▶ [TASK DETAILS] Reproduce the listing exactly and skip over any pictures.

▶ [RECORDED INFORMATION]

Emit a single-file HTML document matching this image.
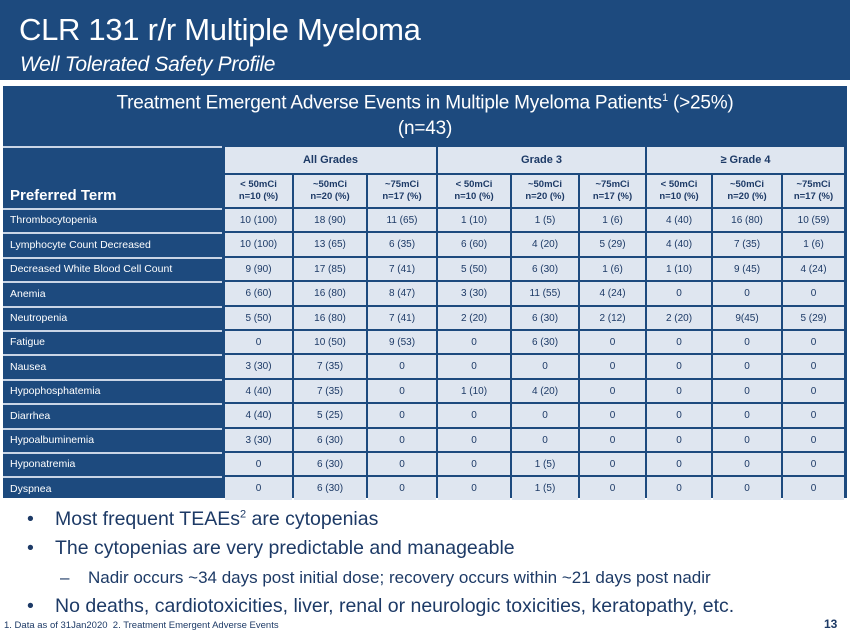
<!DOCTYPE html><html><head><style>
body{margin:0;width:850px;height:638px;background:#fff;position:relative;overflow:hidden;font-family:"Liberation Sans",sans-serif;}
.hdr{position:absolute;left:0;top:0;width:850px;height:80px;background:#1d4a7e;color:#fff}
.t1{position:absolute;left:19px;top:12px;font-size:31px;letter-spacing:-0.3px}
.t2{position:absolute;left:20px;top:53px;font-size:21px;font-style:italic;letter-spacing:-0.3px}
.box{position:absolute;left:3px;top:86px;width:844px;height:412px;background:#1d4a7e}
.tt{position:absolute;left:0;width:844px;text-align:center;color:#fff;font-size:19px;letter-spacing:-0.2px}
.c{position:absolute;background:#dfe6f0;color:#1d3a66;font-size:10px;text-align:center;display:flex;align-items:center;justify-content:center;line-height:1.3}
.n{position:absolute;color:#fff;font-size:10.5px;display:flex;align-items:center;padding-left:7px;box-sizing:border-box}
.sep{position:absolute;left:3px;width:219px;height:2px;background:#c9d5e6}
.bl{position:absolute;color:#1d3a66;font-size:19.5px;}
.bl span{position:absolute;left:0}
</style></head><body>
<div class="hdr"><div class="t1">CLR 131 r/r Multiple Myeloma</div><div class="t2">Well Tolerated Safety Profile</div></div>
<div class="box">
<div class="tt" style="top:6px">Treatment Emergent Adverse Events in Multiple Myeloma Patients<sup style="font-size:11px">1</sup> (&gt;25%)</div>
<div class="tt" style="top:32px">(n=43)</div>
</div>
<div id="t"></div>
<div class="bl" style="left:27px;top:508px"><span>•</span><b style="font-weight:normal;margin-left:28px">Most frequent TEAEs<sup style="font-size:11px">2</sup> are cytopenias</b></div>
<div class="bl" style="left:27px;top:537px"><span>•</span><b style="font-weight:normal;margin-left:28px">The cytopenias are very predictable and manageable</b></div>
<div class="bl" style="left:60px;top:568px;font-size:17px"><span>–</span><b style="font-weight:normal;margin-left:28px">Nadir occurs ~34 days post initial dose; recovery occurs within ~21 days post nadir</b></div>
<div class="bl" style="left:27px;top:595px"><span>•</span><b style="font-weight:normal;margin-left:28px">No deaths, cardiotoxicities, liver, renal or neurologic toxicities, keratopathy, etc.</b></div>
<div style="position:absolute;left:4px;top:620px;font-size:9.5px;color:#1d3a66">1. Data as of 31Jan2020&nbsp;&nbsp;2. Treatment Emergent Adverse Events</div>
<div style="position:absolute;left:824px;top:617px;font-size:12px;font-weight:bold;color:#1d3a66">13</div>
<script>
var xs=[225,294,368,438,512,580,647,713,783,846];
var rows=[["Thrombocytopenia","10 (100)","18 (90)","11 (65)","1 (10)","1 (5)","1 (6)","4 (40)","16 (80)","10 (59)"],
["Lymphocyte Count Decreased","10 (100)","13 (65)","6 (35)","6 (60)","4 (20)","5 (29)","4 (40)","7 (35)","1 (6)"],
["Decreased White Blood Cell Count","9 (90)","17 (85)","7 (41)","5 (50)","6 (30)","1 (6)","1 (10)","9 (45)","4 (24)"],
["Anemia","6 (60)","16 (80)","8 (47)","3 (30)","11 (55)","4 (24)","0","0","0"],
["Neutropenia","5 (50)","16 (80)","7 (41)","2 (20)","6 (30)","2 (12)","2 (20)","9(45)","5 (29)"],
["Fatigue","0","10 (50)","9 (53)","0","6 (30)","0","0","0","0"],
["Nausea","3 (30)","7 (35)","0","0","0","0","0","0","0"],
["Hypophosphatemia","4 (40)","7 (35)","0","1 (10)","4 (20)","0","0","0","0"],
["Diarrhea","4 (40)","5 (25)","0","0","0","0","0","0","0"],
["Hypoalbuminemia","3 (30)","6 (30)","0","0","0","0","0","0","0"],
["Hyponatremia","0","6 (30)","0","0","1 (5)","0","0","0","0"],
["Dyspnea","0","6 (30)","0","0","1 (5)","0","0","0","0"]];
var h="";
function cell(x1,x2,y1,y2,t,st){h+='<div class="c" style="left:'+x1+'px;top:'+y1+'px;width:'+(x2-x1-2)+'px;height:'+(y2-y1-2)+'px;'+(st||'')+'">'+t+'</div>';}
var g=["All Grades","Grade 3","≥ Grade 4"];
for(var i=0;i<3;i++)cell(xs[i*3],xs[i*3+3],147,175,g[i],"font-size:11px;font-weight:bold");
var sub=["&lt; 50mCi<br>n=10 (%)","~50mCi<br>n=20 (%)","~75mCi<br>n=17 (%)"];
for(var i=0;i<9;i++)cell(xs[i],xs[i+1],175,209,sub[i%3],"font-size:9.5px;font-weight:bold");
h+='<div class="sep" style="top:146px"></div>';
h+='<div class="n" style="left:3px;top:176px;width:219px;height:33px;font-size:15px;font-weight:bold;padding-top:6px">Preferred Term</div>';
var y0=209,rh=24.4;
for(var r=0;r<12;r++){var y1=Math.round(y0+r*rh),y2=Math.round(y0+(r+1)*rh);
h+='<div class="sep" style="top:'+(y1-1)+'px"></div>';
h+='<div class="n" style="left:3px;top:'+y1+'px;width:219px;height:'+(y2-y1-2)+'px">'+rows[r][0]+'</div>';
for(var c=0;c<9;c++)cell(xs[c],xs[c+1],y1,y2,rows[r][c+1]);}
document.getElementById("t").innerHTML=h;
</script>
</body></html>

▶ [SOLUTION FOR THIS PROBLEM]
Emit a single-file HTML document matching this image.
<!DOCTYPE html><html><head><style>
body{margin:0;width:850px;height:638px;background:#fff;position:relative;overflow:hidden;font-family:"Liberation Sans",sans-serif;}
.hdr{position:absolute;left:0;top:0;width:850px;height:80px;background:#1d4a7e;color:#fff}
.t1{position:absolute;left:19px;top:12px;font-size:31px;letter-spacing:-0.3px}
.t2{position:absolute;left:20px;top:53px;font-size:21px;font-style:italic;letter-spacing:-0.3px}
.box{position:absolute;left:3px;top:86px;width:844px;height:412px;background:#1d4a7e}
.tt{position:absolute;left:0;width:844px;text-align:center;color:#fff;font-size:19px;letter-spacing:-0.2px}
.c{position:absolute;background:#dfe6f0;color:#1d3a66;font-size:10px;text-align:center;display:flex;align-items:center;justify-content:center;line-height:1.3}
.n{position:absolute;color:#fff;font-size:10.5px;display:flex;align-items:center;padding-left:7px;box-sizing:border-box}
.sep{position:absolute;left:3px;width:219px;height:2px;background:#c9d5e6}
.bl{position:absolute;color:#1d3a66;font-size:19.5px;}
.bl span{position:absolute;left:0}
</style></head><body>
<div class="hdr"><div class="t1">CLR 131 r/r Multiple Myeloma</div><div class="t2">Well Tolerated Safety Profile</div></div>
<div class="box">
<div class="tt" style="top:6px">Treatment Emergent Adverse Events in Multiple Myeloma Patients<sup style="font-size:11px">1</sup> (&gt;25%)</div>
<div class="tt" style="top:32px">(n=43)</div>
</div>
<div id="t"></div>
<div class="bl" style="left:27px;top:508px"><span>•</span><b style="font-weight:normal;margin-left:28px">Most frequent TEAEs<sup style="font-size:11px">2</sup> are cytopenias</b></div>
<div class="bl" style="left:27px;top:537px"><span>•</span><b style="font-weight:normal;margin-left:28px">The cytopenias are very predictable and manageable</b></div>
<div class="bl" style="left:60px;top:568px;font-size:17px"><span>–</span><b style="font-weight:normal;margin-left:28px">Nadir occurs ~34 days post initial dose; recovery occurs within ~21 days post nadir</b></div>
<div class="bl" style="left:27px;top:595px"><span>•</span><b style="font-weight:normal;margin-left:28px">No deaths, cardiotoxicities, liver, renal or neurologic toxicities, keratopathy, etc.</b></div>
<div style="position:absolute;left:4px;top:620px;font-size:9.5px;color:#1d3a66">1. Data as of 31Jan2020&nbsp;&nbsp;2. Treatment Emergent Adverse Events</div>
<div style="position:absolute;left:824px;top:617px;font-size:12px;font-weight:bold;color:#1d3a66">13</div>
<script>
var xs=[225,294,368,438,512,580,647,713,783,846];
var rows=[["Thrombocytopenia","10 (100)","18 (90)","11 (65)","1 (10)","1 (5)","1 (6)","4 (40)","16 (80)","10 (59)"],
["Lymphocyte Count Decreased","10 (100)","13 (65)","6 (35)","6 (60)","4 (20)","5 (29)","4 (40)","7 (35)","1 (6)"],
["Decreased White Blood Cell Count","9 (90)","17 (85)","7 (41)","5 (50)","6 (30)","1 (6)","1 (10)","9 (45)","4 (24)"],
["Anemia","6 (60)","16 (80)","8 (47)","3 (30)","11 (55)","4 (24)","0","0","0"],
["Neutropenia","5 (50)","16 (80)","7 (41)","2 (20)","6 (30)","2 (12)","2 (20)","9(45)","5 (29)"],
["Fatigue","0","10 (50)","9 (53)","0","6 (30)","0","0","0","0"],
["Nausea","3 (30)","7 (35)","0","0","0","0","0","0","0"],
["Hypophosphatemia","4 (40)","7 (35)","0","1 (10)","4 (20)","0","0","0","0"],
["Diarrhea","4 (40)","5 (25)","0","0","0","0","0","0","0"],
["Hypoalbuminemia","3 (30)","6 (30)","0","0","0","0","0","0","0"],
["Hyponatremia","0","6 (30)","0","0","1 (5)","0","0","0","0"],
["Dyspnea","0","6 (30)","0","0","1 (5)","0","0","0","0"]];
var h="";
function cell(x1,x2,y1,y2,t,st){h+='<div class="c" style="left:'+x1+'px;top:'+y1+'px;width:'+(x2-x1-2)+'px;height:'+(y2-y1-2)+'px;'+(st||'')+'">'+t+'</div>';}
var g=["All Grades","Grade 3","≥ Grade 4"];
for(var i=0;i<3;i++)cell(xs[i*3],xs[i*3+3],147,175,g[i],"font-size:11px;font-weight:bold");
var sub=["&lt; 50mCi<br>n=10 (%)","~50mCi<br>n=20 (%)","~75mCi<br>n=17 (%)"];
for(var i=0;i<9;i++)cell(xs[i],xs[i+1],175,209,sub[i%3],"font-size:9.5px;font-weight:bold");
h+='<div class="sep" style="top:146px"></div>';
h+='<div class="n" style="left:3px;top:176px;width:219px;height:33px;font-size:15px;font-weight:bold;padding-top:6px">Preferred Term</div>';
var y0=209,rh=24.4;
for(var r=0;r<12;r++){var y1=Math.round(y0+r*rh),y2=Math.round(y0+(r+1)*rh);
h+='<div class="sep" style="top:'+(y1-1)+'px"></div>';
h+='<div class="n" style="left:3px;top:'+y1+'px;width:219px;height:'+(y2-y1-2)+'px">'+rows[r][0]+'</div>';
for(var c=0;c<9;c++)cell(xs[c],xs[c+1],y1,y2,rows[r][c+1]);}
document.getElementById("t").innerHTML=h;
</script>
</body></html>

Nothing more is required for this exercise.